Without the pictures, print the lines running from the beginning of the material to the line containing "-0.30, -0.40, -0.50, -0.60, -0.65, -0.70]", both ends included.

Available data:
━━━━━━

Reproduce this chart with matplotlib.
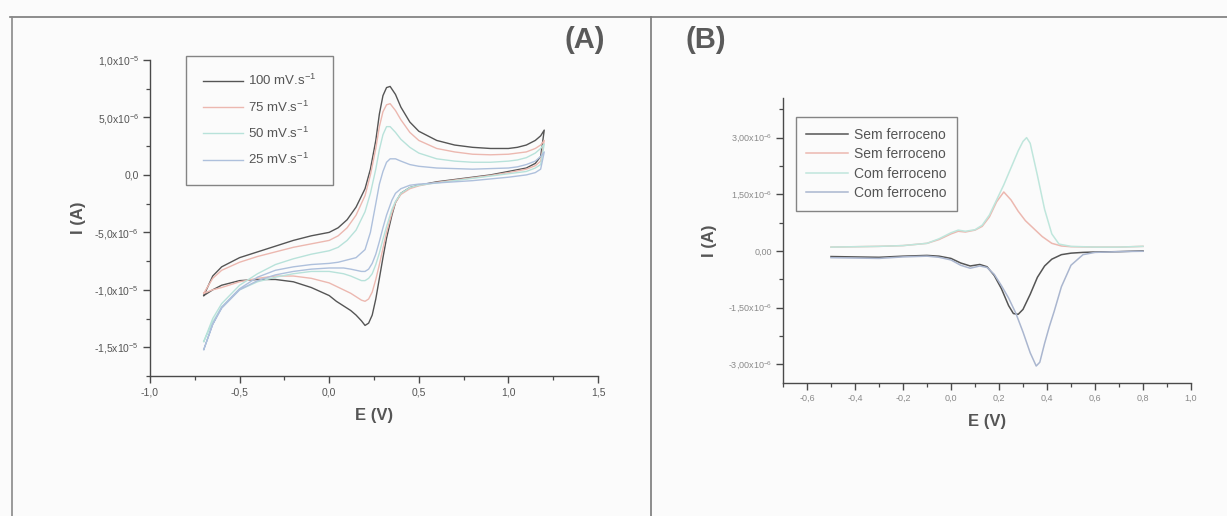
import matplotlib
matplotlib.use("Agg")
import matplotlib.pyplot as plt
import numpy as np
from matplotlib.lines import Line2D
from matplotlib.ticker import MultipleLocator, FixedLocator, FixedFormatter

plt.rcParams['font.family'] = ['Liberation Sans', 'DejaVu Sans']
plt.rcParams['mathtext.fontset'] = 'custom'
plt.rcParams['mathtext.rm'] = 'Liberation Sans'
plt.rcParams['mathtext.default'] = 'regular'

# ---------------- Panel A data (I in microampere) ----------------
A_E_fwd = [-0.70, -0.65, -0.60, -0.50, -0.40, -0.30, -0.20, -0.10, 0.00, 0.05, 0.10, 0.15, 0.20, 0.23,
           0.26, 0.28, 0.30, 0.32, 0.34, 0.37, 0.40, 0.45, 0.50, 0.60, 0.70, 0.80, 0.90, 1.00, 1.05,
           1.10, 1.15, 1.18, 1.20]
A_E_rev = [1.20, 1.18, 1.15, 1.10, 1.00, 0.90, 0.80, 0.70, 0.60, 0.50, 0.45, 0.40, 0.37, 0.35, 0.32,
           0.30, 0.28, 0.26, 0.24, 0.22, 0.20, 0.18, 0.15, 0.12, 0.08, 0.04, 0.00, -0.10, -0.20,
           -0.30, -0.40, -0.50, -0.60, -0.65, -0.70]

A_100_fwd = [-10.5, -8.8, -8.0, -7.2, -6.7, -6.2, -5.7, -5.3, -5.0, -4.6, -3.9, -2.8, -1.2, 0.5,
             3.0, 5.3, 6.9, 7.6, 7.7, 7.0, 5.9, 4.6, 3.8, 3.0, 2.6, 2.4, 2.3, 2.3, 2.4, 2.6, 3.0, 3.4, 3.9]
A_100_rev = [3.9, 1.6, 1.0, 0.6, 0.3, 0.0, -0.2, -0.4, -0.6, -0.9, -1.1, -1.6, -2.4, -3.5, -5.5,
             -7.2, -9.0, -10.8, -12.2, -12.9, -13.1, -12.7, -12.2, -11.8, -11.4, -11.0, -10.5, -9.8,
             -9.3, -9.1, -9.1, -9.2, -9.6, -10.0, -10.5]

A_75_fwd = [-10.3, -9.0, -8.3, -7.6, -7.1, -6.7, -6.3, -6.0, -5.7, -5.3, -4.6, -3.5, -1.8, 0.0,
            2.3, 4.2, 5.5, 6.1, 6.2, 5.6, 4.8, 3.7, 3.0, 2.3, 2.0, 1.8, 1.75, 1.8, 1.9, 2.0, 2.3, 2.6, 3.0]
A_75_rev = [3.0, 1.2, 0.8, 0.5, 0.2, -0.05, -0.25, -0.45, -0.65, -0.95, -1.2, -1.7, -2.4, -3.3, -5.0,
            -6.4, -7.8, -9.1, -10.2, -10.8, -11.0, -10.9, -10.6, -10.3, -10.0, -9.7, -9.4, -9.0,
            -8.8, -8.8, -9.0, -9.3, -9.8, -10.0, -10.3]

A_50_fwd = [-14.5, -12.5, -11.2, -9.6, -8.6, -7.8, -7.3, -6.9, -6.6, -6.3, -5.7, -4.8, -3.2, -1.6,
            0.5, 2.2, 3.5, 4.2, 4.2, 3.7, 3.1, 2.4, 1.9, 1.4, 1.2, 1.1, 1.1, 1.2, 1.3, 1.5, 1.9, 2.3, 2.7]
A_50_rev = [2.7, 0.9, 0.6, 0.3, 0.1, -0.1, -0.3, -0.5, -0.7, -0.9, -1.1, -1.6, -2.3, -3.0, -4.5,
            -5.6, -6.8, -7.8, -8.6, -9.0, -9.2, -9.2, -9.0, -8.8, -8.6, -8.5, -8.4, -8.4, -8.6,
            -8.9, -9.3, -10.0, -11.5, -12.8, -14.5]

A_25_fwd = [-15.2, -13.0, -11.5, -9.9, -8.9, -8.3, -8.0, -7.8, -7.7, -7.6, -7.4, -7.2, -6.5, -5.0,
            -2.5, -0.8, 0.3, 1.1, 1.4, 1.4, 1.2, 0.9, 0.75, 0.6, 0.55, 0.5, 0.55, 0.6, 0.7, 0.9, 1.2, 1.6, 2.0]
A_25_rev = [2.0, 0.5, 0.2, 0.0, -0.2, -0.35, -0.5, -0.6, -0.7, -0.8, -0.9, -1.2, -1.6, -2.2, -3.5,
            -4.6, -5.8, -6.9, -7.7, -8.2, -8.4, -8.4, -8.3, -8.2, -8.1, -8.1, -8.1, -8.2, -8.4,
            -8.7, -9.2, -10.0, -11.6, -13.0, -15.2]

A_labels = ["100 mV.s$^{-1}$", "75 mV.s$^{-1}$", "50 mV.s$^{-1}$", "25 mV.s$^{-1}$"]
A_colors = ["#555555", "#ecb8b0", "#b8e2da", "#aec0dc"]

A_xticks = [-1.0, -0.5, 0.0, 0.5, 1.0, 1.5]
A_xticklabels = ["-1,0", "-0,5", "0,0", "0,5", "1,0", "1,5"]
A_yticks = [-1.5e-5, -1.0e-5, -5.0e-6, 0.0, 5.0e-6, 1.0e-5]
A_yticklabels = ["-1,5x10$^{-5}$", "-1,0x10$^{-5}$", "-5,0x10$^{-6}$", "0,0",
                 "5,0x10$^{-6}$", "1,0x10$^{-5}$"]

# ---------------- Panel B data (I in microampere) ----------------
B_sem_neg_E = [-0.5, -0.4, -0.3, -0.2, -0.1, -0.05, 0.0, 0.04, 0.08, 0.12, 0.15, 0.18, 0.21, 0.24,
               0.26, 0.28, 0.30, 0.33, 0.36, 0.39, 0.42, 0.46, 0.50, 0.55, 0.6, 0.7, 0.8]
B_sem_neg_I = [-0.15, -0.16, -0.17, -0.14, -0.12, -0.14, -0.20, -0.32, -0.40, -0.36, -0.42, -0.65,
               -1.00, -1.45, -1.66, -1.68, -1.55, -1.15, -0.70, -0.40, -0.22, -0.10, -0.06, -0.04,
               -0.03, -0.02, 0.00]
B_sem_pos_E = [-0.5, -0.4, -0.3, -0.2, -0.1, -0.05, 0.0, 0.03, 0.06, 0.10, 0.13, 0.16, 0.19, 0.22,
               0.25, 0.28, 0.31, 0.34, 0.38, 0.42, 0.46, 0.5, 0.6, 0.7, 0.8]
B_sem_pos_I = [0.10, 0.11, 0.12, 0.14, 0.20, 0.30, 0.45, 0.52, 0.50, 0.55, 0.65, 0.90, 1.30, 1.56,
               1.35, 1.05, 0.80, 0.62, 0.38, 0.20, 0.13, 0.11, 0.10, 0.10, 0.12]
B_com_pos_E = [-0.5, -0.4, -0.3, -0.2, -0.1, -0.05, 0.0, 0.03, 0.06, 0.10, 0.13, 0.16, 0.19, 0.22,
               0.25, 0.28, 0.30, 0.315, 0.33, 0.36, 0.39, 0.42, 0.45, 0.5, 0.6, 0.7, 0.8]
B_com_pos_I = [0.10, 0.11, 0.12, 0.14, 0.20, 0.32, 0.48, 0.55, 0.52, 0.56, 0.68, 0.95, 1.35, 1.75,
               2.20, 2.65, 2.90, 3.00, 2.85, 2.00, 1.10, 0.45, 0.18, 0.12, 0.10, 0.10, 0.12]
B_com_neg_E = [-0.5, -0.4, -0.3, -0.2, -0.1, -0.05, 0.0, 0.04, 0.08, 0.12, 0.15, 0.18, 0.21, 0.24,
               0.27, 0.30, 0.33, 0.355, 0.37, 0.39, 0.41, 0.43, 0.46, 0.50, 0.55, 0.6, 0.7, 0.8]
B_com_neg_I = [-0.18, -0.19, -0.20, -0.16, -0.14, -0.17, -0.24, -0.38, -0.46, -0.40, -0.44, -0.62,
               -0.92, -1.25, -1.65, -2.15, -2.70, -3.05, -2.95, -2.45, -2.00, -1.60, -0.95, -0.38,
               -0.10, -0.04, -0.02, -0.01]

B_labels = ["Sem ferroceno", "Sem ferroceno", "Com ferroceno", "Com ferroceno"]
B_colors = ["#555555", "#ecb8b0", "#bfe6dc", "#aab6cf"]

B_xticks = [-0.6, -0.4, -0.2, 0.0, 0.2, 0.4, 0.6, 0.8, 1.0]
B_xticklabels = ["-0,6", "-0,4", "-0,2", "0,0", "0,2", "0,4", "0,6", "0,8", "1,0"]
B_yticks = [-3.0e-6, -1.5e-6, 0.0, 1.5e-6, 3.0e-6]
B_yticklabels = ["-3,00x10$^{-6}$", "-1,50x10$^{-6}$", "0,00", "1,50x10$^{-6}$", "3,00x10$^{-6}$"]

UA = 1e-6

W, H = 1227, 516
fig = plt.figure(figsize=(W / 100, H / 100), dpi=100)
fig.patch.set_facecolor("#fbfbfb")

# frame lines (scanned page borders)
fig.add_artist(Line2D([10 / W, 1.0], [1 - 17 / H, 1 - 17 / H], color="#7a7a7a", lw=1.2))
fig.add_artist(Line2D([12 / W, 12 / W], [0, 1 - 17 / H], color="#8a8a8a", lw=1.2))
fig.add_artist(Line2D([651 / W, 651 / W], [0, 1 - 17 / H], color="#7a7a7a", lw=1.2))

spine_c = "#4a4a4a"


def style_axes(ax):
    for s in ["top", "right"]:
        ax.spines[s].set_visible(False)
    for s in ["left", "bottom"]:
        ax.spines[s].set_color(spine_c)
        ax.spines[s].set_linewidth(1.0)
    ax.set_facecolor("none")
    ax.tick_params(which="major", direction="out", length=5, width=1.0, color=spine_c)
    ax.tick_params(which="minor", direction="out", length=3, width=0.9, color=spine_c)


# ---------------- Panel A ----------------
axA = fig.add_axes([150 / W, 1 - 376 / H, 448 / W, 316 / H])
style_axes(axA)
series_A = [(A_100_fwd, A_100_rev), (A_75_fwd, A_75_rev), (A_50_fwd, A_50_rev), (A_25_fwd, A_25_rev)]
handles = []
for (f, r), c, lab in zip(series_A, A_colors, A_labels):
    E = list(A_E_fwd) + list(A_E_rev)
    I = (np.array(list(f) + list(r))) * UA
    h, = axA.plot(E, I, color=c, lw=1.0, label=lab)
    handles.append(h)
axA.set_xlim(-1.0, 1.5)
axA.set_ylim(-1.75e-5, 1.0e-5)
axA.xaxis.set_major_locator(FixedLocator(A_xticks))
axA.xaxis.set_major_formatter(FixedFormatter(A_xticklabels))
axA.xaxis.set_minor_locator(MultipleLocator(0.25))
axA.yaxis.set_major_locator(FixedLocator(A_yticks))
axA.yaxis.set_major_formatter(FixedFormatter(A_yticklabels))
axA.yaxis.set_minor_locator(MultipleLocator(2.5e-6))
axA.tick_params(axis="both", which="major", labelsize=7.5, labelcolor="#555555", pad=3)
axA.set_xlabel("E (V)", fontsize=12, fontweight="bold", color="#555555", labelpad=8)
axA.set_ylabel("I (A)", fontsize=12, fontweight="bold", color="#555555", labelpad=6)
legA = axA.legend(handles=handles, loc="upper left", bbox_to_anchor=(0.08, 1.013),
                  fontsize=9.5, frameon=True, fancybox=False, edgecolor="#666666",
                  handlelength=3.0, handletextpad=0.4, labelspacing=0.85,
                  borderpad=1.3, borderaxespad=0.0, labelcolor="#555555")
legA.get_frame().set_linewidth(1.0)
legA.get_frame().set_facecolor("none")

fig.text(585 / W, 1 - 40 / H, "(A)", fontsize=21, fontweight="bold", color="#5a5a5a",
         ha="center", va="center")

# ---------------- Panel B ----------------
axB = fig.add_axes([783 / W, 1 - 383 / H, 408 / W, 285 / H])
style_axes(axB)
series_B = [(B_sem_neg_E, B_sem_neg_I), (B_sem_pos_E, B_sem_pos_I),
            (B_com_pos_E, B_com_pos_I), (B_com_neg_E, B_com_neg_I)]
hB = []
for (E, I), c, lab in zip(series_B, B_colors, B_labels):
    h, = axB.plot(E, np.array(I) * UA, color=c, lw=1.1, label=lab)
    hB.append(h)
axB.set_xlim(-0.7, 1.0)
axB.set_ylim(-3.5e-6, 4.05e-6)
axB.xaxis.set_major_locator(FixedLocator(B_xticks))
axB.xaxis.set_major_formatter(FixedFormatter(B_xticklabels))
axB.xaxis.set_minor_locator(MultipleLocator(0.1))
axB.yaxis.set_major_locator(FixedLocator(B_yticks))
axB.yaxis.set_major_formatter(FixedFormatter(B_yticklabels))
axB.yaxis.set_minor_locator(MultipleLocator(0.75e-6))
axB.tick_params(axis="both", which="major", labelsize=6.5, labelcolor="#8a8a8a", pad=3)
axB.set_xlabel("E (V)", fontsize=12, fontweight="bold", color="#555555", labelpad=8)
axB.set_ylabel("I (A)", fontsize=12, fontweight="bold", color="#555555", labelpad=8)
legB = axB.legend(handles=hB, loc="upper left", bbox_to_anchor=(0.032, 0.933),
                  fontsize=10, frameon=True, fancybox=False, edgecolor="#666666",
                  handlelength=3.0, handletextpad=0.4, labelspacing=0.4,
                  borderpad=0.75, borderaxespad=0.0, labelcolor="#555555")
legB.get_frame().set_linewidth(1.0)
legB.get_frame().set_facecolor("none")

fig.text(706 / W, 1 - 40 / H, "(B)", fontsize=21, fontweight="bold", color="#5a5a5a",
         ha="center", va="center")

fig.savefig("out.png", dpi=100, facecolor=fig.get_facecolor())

━━━━━━

Solution:
Reproduce this chart with matplotlib.
import matplotlib
matplotlib.use("Agg")
import matplotlib.pyplot as plt
import numpy as np
from matplotlib.lines import Line2D
from matplotlib.ticker import MultipleLocator, FixedLocator, FixedFormatter

plt.rcParams['font.family'] = ['Liberation Sans', 'DejaVu Sans']
plt.rcParams['mathtext.fontset'] = 'custom'
plt.rcParams['mathtext.rm'] = 'Liberation Sans'
plt.rcParams['mathtext.default'] = 'regular'

# ---------------- Panel A data (I in microampere) ----------------
A_E_fwd = [-0.70, -0.65, -0.60, -0.50, -0.40, -0.30, -0.20, -0.10, 0.00, 0.05, 0.10, 0.15, 0.20, 0.23,
           0.26, 0.28, 0.30, 0.32, 0.34, 0.37, 0.40, 0.45, 0.50, 0.60, 0.70, 0.80, 0.90, 1.00, 1.05,
           1.10, 1.15, 1.18, 1.20]
A_E_rev = [1.20, 1.18, 1.15, 1.10, 1.00, 0.90, 0.80, 0.70, 0.60, 0.50, 0.45, 0.40, 0.37, 0.35, 0.32,
           0.30, 0.28, 0.26, 0.24, 0.22, 0.20, 0.18, 0.15, 0.12, 0.08, 0.04, 0.00, -0.10, -0.20,
           -0.30, -0.40, -0.50, -0.60, -0.65, -0.70]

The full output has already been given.